Needs to be able to get a campaign report

Needs to be able to share a case study or report with other people involved

Needs to be able to share raw data

Campaign brief, campaign data, email data, social data, PPC data, ads data… (HTML, spreadsheet)

Reports (document, spreadsheet, or presentation)

What Works Better Now?

Today, we aim to (re)design experiences only for one or two personas at the same time. This, together with the two-step process, allowed us to adapt to the pace of the company and go deep enough. Our user personas give us the insight we need when designing a tool for specialists.

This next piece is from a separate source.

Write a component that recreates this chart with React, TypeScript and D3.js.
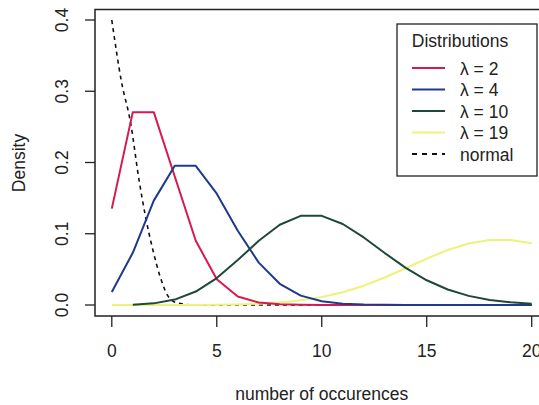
import React from "react";
import * as d3 from "d3";

const xs = [0,1,2,3,4,5,6,7,8,9,10,11,12,13,14,15,16,17,18,19,20];
const lambda2 = [0.1353,0.2707,0.2707,0.1804,0.0902,0.0361,0.0120,0.0034,0.0009,0.0002,0,0,0,0,0,0,0,0,0,0,0];
const lambda4 = [0.0183,0.0733,0.1465,0.1954,0.1954,0.1563,0.1042,0.0595,0.0298,0.0132,0.0053,0.0019,0.0006,0.0002,0.0001,0,0,0,0,0,0];
const lambda10 = [0.0000,0.0005,0.0023,0.0076,0.0189,0.0378,0.0631,0.0901,0.1126,0.1251,0.1251,0.1137,0.0948,0.0729,0.0521,0.0347,0.0217,0.0128,0.0071,0.0037,0.0019];
const lambda19 = [0,0,0,0,0.0001,0.0003,0.0008,0.0018,0.0035,0.0065,0.0112,0.0180,0.0271,0.0386,0.0516,0.0650,0.0773,0.0863,0.0911,0.0911,0.0866];
const normalX = [0,0.45,0.9,1.3,1.6,1.95,2.3,2.65,3,3.5,4,20];
const normalY = [0.400,0.315,0.255,0.175,0.125,0.078,0.040,0.014,0.004,0.001,0,0];
const xTicks = [0,5,10,15,20];
const yTicks = [0,0.1,0.2,0.3,0.4];

const series = [
  { label: "λ = 2", values: lambda2, color: "#d61a4e", start: 0 },
  { label: "λ = 4", values: lambda4, color: "#1e3a8c", start: 0 },
  { label: "λ = 10", values: lambda10, color: "#1f473a", start: 1 },
  { label: "λ = 19", values: lambda19, color: "#eef27a", start: 0 },
];

const W = 539, H = 405;
const FONT = "'Liberation Sans', Arial, Helvetica, sans-serif";
const FS = 17.5;

export default function App() {
  const x = d3.scaleLinear().domain([-0.8, 20.8]).range([95, 548.5]);
  const y = d3.scaleLinear().domain([-0.016, 0.416]).range([316.4, 8.6]);
  const line = d3.line<[number, number]>().x(d => x(d[0])).y(d => y(d[1]));
  const smooth = d3.line<[number, number]>().x(d => x(d[0])).y(d => y(d[1])).curve(d3.curveMonotoneX);
  const drawOrder = [3, 0, 1, 2];
  const legendItems = [
    ...series.map(s => ({ label: s.label, color: s.color, dash: "" })),
    { label: "normal", color: "#111", dash: "5,5" },
  ];
  return (
    <svg width={W} height={H} style={{ position: "absolute", left: 0, top: 0, background: "#fff" }} fontFamily={FONT}>
      <defs>
        <clipPath id="plotclip">
          <rect x={95} y={8.6} width={453} height={308} />
        </clipPath>
      </defs>
      <rect x={0} y={0} width={W} height={H} fill="#fff" />
      <g clipPath="url(#plotclip)">
        <path d={smooth(normalX.map((v, i) => [v, normalY[i]]) as [number, number][]) || ""} fill="none" stroke="#111" strokeWidth={1.6} strokeDasharray="4,4" />
        {drawOrder.map(i => {
          const s = series[i];
          const pts = xs.map((v, j) => [v, s.values[j]] as [number, number]).filter(p => p[0] >= s.start);
          return <path key={i} d={line(pts) || ""} fill="none" stroke={s.color} strokeWidth={2} strokeLinejoin="round" />;
        })}
      </g>
      <rect x={95} y={9.5} width={460} height={306.5} fill="none" stroke="#222" strokeWidth={1.5} />
      {xTicks.map(t => (
        <g key={t}>
          <line x1={x(t)} x2={x(t)} y1={316} y2={327} stroke="#222" strokeWidth={1.3} />
          <text x={x(t)} y={357} textAnchor="middle" fontSize={FS} fill="#222">{t}</text>
        </g>
      ))}
      {yTicks.map(t => (
        <g key={t}>
          <line x1={85} x2={95} y1={y(t)} y2={y(t)} stroke="#222" strokeWidth={1.3} />
          <text transform={`translate(68,${y(t)}) rotate(-90)`} textAnchor="middle" fontSize={FS} fill="#222">{t.toFixed(1)}</text>
        </g>
      ))}
      <text x={x(10)} y={400} textAnchor="middle" fontSize={FS} fill="#222">number of occurences</text>
      <text transform={`translate(25,163) rotate(-90)`} textAnchor="middle" fontSize={FS} fill="#222">Density</text>
      <rect x={397} y={24} width={140} height={152} fill="#fff" stroke="#222" strokeWidth={1.3} />
      <text x={460} y={47} textAnchor="middle" fontSize={FS} fill="#222">Distributions</text>
      {legendItems.map((it, i) => {
        const ly = 68 + i * 21.5;
        return (
          <g key={it.label}>
            <line x1={412} x2={445} y1={ly} y2={ly} stroke={it.color} strokeWidth={2} strokeDasharray={it.dash || undefined} />
            <text x={460} y={ly + 6.5} fontSize={FS} fill="#222">{it.label}</text>
          </g>
        );
      })}
    </svg>
  );
}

We ideate new features together with other roles and create early concepts. A side effect of this is that we get more accurate feedback on our ideas. Suddenly, they are not just words, but something tangible.

The new personas also turned out to be fairly reusable. We recycle them when extending the features we already have. When the product should perform a whole new job for the user, we still need extensive research. However, having a persona already, we just dig deeper into her specific activity or job.

What Are the Two Key Takeaways?

Number one: Create personas once you need them. It saves you a lot of time, and the personas will be way more useful when made for a specific purpose. And the other one: Make sure you go deep enough and look behind the curtain. Demographic information and a plain list of job responsibilities won't help you much with product design.

How closely does Caitlyn, the campaign manager describe you or your marketing team? And what lessons have you learned when designing personas?